Objective: Your task is to quote the listing below exactly, beginning with its first line and ending on the line bearing "(start) at (297,18)".

Stored data:
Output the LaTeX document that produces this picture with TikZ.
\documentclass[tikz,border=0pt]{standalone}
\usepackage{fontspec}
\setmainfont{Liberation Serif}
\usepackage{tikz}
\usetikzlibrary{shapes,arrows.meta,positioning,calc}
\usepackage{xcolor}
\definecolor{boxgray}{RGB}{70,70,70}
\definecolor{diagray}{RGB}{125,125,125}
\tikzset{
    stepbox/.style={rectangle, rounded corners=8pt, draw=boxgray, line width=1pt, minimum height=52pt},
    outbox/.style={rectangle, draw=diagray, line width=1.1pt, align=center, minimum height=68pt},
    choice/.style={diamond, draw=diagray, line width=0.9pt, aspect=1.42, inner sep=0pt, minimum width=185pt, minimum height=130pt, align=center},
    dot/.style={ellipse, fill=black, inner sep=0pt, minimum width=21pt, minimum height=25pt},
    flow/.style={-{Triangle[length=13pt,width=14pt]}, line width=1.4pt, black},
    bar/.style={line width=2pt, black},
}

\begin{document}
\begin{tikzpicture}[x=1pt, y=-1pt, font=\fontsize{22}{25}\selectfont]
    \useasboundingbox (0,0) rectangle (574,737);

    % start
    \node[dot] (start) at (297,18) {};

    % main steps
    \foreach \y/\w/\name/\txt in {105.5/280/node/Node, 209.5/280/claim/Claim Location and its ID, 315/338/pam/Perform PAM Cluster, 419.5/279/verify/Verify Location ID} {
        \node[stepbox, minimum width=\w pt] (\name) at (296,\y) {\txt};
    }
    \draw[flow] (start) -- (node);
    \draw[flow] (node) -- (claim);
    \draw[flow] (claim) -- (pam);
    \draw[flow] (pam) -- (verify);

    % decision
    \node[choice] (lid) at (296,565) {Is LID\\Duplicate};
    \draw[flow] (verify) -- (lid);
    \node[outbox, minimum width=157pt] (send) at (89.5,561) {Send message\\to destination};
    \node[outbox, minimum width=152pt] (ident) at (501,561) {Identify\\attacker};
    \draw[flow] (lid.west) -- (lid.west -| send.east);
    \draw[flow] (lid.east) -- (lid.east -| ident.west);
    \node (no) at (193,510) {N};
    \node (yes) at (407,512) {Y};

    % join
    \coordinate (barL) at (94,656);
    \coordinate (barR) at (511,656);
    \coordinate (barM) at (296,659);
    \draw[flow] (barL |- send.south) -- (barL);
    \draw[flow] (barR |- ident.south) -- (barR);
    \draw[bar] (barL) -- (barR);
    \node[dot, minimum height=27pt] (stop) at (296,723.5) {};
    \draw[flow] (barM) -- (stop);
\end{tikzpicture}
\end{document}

Task answer:
Output the LaTeX document that produces this picture with TikZ.
\documentclass[tikz,border=0pt]{standalone}
\usepackage{fontspec}
\setmainfont{Liberation Serif}
\usepackage{tikz}
\usetikzlibrary{shapes,arrows.meta,positioning,calc}
\usepackage{xcolor}
\definecolor{boxgray}{RGB}{70,70,70}
\definecolor{diagray}{RGB}{125,125,125}
\tikzset{
    stepbox/.style={rectangle, rounded corners=8pt, draw=boxgray, line width=1pt, minimum height=52pt},
    outbox/.style={rectangle, draw=diagray, line width=1.1pt, align=center, minimum height=68pt},
    choice/.style={diamond, draw=diagray, line width=0.9pt, aspect=1.42, inner sep=0pt, minimum width=185pt, minimum height=130pt, align=center},
    dot/.style={ellipse, fill=black, inner sep=0pt, minimum width=21pt, minimum height=25pt},
    flow/.style={-{Triangle[length=13pt,width=14pt]}, line width=1.4pt, black},
    bar/.style={line width=2pt, black},
}

\begin{document}
\begin{tikzpicture}[x=1pt, y=-1pt, font=\fontsize{22}{25}\selectfont]
    \useasboundingbox (0,0) rectangle (574,737);

    % start
    \node[dot] (start) at (297,18) {};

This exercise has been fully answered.